▶ **Given instruction**: Determine how many lines include the string "this". Output that number only.

▶ **Input data**:
══════════

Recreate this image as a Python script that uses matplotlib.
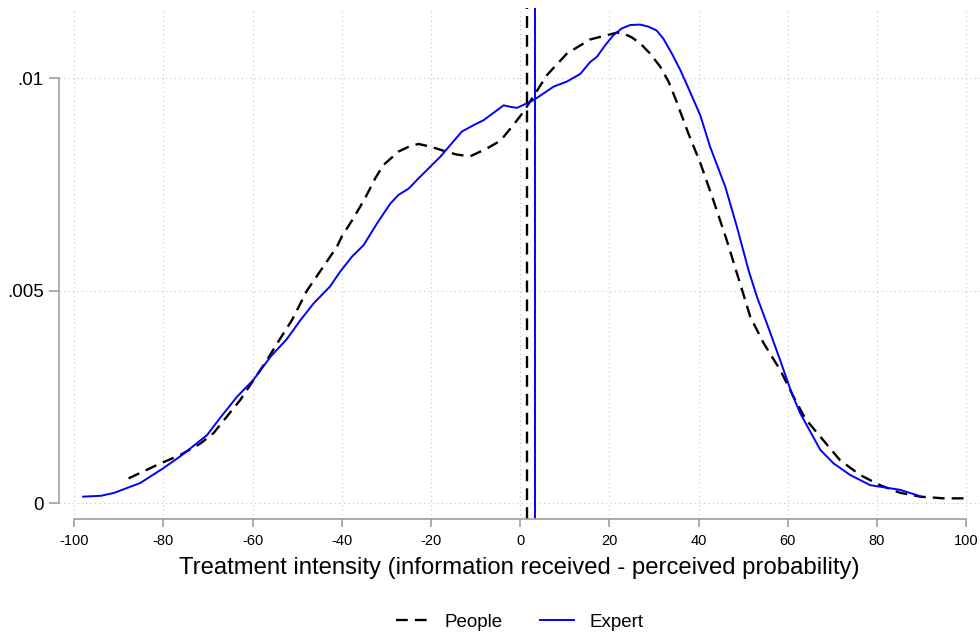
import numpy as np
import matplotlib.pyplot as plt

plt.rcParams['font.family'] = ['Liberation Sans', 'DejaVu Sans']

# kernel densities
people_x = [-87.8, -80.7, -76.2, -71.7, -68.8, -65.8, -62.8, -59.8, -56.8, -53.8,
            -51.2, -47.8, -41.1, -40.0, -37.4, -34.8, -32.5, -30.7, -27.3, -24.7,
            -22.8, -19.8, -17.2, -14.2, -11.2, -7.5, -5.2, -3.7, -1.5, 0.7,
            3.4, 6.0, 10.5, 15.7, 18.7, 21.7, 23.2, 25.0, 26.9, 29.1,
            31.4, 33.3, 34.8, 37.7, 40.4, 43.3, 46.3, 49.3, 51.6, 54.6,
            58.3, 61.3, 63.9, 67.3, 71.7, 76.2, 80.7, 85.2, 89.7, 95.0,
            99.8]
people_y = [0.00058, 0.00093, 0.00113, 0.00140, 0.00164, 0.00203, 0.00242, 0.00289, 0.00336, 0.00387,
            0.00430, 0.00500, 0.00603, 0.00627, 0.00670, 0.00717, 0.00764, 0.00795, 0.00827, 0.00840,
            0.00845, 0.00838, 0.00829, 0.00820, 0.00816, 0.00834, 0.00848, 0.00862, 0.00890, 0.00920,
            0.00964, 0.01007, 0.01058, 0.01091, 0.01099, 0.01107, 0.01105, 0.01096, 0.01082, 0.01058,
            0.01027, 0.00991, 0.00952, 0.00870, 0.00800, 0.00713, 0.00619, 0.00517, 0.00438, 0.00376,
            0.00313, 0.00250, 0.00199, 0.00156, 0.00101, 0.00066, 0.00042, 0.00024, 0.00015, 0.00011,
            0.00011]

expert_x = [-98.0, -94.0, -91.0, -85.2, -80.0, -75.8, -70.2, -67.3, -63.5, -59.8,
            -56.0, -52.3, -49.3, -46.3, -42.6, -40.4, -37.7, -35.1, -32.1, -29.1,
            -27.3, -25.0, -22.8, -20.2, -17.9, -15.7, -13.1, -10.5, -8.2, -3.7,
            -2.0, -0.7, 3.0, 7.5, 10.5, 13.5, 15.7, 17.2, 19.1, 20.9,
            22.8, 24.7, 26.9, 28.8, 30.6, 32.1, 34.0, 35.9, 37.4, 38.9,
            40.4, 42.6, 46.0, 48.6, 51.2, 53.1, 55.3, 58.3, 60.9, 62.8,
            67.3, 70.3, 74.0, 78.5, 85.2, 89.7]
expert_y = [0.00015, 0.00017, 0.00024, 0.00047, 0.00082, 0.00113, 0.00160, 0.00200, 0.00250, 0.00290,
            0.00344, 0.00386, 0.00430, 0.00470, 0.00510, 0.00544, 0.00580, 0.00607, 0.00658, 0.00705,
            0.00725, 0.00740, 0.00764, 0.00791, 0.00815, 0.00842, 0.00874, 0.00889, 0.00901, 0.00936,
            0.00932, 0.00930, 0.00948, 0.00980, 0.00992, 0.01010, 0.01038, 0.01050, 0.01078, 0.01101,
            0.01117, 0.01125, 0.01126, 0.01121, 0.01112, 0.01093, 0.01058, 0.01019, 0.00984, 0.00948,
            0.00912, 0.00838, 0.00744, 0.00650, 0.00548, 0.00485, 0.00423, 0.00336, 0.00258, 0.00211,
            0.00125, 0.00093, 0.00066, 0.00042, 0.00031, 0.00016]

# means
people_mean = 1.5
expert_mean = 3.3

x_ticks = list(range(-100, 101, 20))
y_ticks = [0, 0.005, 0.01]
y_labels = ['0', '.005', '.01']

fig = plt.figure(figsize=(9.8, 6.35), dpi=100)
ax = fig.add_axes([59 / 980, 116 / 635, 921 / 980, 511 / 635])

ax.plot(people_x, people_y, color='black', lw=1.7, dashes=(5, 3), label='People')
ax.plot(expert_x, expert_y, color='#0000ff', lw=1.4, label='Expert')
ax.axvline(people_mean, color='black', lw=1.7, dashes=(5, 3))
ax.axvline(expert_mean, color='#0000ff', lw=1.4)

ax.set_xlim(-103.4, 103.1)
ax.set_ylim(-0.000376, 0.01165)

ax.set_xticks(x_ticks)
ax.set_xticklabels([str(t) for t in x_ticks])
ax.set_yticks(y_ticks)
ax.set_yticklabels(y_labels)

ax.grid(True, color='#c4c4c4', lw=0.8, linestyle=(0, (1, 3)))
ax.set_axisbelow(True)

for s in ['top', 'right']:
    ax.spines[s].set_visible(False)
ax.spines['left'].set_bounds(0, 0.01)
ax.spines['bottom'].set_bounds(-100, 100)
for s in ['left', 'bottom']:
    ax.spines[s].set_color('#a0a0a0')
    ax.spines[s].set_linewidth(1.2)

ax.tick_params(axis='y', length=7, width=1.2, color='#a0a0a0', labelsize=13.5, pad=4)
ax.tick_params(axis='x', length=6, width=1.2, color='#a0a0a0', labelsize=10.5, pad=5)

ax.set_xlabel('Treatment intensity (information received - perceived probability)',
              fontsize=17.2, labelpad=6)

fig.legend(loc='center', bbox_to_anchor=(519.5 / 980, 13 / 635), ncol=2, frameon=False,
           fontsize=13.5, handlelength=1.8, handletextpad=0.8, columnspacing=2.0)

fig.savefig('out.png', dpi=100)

══════════

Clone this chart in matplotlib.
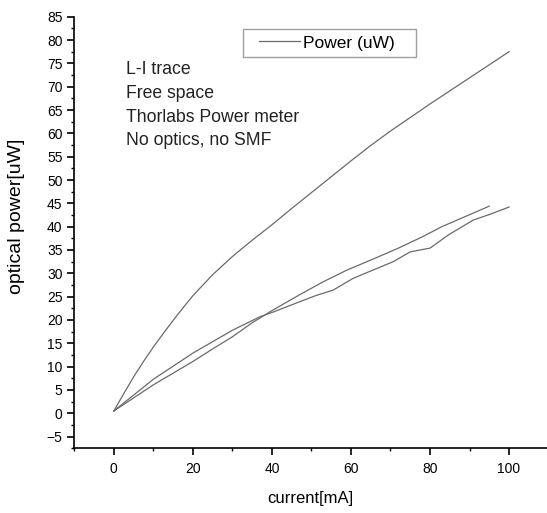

══════════

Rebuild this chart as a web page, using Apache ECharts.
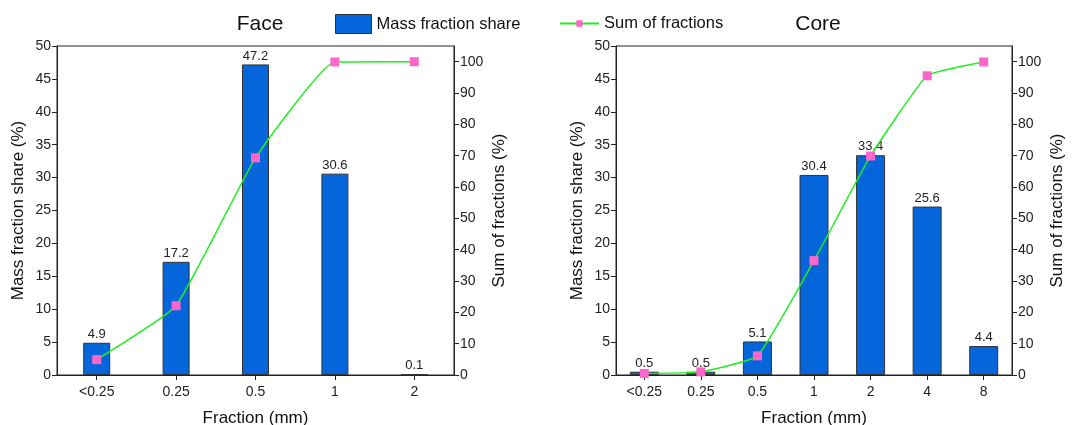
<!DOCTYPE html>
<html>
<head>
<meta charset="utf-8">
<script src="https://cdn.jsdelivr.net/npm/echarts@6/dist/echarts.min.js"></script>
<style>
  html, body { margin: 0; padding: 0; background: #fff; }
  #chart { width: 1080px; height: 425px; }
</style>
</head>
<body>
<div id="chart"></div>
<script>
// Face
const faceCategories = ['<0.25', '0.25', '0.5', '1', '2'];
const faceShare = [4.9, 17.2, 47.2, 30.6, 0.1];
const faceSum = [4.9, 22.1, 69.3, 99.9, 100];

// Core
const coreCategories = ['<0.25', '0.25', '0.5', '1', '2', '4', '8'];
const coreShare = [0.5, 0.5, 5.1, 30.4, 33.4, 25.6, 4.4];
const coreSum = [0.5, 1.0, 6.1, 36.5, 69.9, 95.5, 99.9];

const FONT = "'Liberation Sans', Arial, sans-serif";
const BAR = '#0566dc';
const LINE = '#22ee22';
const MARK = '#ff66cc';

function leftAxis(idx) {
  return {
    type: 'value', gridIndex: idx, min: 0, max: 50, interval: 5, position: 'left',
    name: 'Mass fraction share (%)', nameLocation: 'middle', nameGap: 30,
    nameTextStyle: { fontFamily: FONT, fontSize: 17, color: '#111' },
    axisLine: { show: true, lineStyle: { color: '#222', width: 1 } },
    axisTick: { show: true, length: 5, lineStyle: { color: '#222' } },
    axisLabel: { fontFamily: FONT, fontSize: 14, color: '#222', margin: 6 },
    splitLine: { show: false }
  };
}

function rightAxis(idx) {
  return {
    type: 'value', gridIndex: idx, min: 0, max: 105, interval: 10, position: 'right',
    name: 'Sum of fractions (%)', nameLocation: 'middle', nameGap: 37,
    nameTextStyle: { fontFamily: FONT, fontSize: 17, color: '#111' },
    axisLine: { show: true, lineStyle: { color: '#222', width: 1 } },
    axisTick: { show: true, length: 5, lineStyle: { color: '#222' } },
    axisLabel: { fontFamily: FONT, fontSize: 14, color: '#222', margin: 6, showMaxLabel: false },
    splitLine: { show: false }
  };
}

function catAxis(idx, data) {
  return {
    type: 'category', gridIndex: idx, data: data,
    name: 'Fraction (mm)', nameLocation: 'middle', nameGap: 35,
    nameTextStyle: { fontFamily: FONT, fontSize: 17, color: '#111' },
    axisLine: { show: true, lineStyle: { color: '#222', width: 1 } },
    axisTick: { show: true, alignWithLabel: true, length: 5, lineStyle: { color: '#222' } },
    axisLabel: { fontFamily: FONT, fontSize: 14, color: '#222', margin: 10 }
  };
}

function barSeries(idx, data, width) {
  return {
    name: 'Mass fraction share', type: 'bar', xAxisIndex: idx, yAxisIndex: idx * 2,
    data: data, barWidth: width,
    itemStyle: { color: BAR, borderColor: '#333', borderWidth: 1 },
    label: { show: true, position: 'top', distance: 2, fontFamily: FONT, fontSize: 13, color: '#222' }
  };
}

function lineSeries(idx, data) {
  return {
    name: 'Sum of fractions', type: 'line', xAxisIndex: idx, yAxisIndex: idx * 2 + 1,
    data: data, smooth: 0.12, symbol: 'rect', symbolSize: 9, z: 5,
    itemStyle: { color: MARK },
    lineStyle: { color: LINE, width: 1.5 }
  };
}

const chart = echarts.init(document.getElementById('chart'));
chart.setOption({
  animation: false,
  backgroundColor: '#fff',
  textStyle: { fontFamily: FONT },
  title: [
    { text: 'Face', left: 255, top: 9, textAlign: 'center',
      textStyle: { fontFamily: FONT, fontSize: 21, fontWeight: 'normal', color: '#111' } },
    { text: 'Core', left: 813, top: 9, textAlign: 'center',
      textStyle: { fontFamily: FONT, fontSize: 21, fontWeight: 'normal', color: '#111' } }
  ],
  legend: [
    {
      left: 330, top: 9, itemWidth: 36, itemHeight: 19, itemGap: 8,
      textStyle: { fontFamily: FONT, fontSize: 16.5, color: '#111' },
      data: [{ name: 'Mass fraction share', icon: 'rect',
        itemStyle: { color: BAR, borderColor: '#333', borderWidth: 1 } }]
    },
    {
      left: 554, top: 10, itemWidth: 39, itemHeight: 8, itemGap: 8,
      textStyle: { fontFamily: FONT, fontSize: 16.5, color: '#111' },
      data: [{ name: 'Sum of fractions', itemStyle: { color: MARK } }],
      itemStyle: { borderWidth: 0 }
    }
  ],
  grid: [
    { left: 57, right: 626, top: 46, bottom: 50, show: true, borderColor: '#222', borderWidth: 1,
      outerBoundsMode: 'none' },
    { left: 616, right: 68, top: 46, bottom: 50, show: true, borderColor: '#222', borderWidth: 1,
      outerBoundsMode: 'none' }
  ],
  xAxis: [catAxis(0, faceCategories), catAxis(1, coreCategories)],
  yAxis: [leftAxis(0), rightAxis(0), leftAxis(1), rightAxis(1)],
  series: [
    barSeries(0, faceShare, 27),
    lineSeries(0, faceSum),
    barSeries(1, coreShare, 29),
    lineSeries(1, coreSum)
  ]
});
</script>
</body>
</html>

══════════

▶ **Response to the task**: 3